▶ **Stated goal**: What is wanted is an exact restatement of the lines from the one with "Write a component" through the one with "const formatValue = (v: number)", both included, and of no other lines.

▶ **Given data**:

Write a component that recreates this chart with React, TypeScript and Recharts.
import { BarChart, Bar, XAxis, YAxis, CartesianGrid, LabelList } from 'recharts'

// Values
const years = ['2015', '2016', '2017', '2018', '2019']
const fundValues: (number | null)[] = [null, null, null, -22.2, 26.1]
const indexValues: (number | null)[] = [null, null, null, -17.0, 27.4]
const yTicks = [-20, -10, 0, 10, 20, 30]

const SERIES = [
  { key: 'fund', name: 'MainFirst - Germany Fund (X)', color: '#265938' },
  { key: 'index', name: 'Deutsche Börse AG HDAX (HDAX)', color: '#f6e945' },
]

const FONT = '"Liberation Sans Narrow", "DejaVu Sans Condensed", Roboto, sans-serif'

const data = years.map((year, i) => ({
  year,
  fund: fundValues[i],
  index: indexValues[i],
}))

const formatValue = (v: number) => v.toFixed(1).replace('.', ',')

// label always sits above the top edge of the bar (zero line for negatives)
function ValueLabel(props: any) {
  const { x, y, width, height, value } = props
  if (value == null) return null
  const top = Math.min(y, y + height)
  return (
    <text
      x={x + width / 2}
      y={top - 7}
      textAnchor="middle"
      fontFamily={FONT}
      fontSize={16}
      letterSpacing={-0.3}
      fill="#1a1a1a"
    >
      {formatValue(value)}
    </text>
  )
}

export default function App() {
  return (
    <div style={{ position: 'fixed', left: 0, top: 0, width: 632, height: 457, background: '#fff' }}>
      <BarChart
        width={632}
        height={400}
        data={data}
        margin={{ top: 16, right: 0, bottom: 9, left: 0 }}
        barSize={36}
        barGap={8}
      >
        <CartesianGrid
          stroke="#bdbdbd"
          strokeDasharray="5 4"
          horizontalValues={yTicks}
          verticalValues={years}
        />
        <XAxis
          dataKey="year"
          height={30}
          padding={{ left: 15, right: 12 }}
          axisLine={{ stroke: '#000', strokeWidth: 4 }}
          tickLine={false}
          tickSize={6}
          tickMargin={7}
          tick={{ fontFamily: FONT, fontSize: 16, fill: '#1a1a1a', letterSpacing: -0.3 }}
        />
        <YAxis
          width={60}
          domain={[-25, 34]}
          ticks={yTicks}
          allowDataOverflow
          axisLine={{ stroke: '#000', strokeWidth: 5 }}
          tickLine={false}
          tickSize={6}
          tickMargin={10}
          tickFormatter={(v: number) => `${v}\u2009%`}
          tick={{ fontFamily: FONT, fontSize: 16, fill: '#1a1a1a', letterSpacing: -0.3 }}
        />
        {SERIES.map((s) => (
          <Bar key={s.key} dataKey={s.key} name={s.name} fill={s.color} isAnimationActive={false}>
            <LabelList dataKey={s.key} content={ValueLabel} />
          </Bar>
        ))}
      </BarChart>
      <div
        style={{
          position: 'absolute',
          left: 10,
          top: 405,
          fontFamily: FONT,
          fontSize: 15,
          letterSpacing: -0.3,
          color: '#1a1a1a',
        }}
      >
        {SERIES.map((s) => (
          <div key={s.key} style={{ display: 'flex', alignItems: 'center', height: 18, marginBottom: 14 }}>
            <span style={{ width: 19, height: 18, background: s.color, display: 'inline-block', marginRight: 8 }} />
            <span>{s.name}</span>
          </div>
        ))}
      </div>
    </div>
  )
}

==

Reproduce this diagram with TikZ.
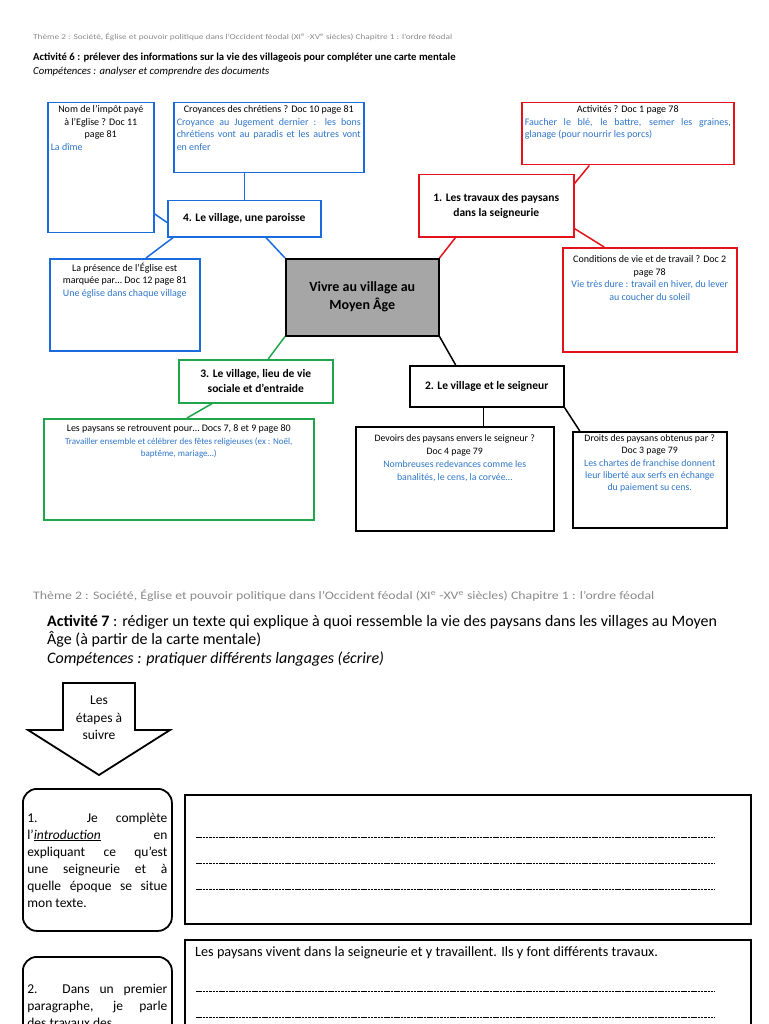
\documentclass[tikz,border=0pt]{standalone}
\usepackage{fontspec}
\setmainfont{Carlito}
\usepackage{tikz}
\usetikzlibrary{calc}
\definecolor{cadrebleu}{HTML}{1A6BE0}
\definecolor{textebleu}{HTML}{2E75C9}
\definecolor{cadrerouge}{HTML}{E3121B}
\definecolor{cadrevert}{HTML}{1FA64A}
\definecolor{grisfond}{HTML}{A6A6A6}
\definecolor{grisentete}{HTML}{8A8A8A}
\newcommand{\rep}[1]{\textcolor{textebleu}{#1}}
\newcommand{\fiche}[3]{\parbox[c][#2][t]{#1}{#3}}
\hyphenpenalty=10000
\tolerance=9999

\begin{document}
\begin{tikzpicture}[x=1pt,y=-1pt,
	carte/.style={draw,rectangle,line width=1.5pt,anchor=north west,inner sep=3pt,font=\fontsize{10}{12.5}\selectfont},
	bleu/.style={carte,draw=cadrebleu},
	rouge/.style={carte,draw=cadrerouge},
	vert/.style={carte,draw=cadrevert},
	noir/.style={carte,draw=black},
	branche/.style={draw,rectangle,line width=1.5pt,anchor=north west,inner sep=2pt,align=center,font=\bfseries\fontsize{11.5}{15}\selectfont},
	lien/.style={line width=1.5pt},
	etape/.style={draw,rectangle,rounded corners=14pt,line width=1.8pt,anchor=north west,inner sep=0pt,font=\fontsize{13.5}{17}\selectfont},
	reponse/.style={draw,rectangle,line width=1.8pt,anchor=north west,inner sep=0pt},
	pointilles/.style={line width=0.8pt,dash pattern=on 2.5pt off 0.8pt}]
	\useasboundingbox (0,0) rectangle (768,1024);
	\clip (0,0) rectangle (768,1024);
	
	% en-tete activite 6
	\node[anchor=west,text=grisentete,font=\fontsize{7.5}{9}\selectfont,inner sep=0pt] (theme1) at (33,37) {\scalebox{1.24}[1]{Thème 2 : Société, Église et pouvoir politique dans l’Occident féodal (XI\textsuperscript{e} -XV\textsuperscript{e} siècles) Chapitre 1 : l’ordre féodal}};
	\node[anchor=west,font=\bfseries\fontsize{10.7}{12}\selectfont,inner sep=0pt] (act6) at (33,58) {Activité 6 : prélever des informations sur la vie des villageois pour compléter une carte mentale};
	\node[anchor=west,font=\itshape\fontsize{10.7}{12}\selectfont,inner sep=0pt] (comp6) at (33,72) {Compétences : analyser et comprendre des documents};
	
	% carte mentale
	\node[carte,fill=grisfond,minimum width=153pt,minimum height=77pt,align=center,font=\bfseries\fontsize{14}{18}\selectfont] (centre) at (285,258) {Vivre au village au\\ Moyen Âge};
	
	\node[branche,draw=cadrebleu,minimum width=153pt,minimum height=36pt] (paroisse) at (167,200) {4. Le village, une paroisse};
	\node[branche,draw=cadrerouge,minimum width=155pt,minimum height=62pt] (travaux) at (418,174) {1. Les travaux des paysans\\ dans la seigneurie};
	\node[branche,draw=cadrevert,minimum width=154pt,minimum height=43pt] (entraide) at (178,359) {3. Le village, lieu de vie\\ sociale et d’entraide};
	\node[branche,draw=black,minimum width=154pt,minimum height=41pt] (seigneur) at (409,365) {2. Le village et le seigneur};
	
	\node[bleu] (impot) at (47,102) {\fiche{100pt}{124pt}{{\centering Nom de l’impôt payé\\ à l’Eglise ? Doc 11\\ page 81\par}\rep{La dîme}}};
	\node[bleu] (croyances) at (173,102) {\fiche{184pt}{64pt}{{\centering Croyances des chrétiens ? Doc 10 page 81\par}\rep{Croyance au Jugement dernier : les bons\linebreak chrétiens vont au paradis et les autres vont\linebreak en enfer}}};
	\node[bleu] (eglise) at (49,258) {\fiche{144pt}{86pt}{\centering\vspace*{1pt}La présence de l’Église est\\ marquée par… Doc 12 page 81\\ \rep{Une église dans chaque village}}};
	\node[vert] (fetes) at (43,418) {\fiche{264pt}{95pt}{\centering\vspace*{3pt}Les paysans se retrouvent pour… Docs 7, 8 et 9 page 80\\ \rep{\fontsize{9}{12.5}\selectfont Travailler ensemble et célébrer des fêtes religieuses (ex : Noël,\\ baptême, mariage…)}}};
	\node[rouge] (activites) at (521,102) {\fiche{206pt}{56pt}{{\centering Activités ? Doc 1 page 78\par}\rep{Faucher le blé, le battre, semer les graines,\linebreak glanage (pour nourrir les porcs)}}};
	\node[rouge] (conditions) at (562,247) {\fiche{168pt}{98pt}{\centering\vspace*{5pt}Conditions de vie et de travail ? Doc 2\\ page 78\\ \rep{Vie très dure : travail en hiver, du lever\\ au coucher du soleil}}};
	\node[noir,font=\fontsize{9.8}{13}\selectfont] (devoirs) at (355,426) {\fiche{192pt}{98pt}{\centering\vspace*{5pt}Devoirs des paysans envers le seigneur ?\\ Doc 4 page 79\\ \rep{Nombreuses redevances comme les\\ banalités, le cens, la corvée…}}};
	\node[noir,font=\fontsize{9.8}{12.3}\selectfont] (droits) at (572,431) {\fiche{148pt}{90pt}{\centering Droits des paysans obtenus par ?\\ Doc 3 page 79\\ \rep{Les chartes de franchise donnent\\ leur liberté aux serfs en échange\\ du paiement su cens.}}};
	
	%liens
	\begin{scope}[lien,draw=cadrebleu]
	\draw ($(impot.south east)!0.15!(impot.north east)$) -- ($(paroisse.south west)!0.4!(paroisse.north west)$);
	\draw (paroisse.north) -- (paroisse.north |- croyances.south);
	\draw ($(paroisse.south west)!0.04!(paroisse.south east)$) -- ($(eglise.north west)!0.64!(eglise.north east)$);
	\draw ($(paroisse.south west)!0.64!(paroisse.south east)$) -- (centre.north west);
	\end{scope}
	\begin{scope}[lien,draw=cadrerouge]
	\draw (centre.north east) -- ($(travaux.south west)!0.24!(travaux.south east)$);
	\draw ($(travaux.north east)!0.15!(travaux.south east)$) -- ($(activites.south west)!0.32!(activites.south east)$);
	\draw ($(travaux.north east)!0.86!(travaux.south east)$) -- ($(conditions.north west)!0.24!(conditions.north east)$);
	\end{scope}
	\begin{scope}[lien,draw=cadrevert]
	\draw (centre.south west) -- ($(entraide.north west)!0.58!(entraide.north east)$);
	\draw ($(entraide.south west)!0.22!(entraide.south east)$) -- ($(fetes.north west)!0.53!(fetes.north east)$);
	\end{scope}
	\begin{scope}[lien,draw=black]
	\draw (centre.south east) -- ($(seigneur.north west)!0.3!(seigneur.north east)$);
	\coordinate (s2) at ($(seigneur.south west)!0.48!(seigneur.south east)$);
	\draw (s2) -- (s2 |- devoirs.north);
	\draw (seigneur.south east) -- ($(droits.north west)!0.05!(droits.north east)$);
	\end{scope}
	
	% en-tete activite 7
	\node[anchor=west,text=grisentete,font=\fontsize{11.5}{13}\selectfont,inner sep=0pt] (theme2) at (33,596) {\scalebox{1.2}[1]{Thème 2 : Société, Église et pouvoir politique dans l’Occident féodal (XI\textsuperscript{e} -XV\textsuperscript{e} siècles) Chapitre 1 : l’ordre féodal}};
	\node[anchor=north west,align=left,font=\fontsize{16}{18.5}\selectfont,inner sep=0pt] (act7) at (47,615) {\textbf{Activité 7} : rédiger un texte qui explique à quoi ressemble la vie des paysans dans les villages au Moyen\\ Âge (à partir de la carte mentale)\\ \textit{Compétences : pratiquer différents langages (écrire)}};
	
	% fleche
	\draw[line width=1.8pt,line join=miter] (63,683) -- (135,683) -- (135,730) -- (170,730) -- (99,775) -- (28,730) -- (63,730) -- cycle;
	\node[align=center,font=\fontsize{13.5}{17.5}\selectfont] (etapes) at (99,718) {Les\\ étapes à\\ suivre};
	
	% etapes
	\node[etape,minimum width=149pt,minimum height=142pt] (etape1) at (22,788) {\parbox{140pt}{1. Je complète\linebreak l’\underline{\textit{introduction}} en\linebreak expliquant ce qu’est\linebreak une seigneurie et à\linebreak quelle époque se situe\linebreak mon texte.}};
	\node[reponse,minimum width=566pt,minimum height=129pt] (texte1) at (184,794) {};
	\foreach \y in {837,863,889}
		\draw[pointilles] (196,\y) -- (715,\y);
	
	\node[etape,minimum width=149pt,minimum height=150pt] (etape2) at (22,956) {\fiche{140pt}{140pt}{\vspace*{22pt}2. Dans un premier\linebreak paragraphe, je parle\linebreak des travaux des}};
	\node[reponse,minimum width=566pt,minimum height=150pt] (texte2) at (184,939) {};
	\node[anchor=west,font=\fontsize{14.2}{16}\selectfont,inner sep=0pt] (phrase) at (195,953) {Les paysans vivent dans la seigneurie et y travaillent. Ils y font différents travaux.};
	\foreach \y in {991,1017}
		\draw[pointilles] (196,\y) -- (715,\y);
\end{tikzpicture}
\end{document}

▶ **Task output**:
Write a component that recreates this chart with React, TypeScript and Recharts.
import { BarChart, Bar, XAxis, YAxis, CartesianGrid, LabelList } from 'recharts'

// Values
const years = ['2015', '2016', '2017', '2018', '2019']
const fundValues: (number | null)[] = [null, null, null, -22.2, 26.1]
const indexValues: (number | null)[] = [null, null, null, -17.0, 27.4]
const yTicks = [-20, -10, 0, 10, 20, 30]

const SERIES = [
  { key: 'fund', name: 'MainFirst - Germany Fund (X)', color: '#265938' },
  { key: 'index', name: 'Deutsche Börse AG HDAX (HDAX)', color: '#f6e945' },
]

const FONT = '"Liberation Sans Narrow", "DejaVu Sans Condensed", Roboto, sans-serif'

const data = years.map((year, i) => ({
  year,
  fund: fundValues[i],
  index: indexValues[i],
}))

const formatValue = (v: number) => v.toFixed(1).replace('.', ',')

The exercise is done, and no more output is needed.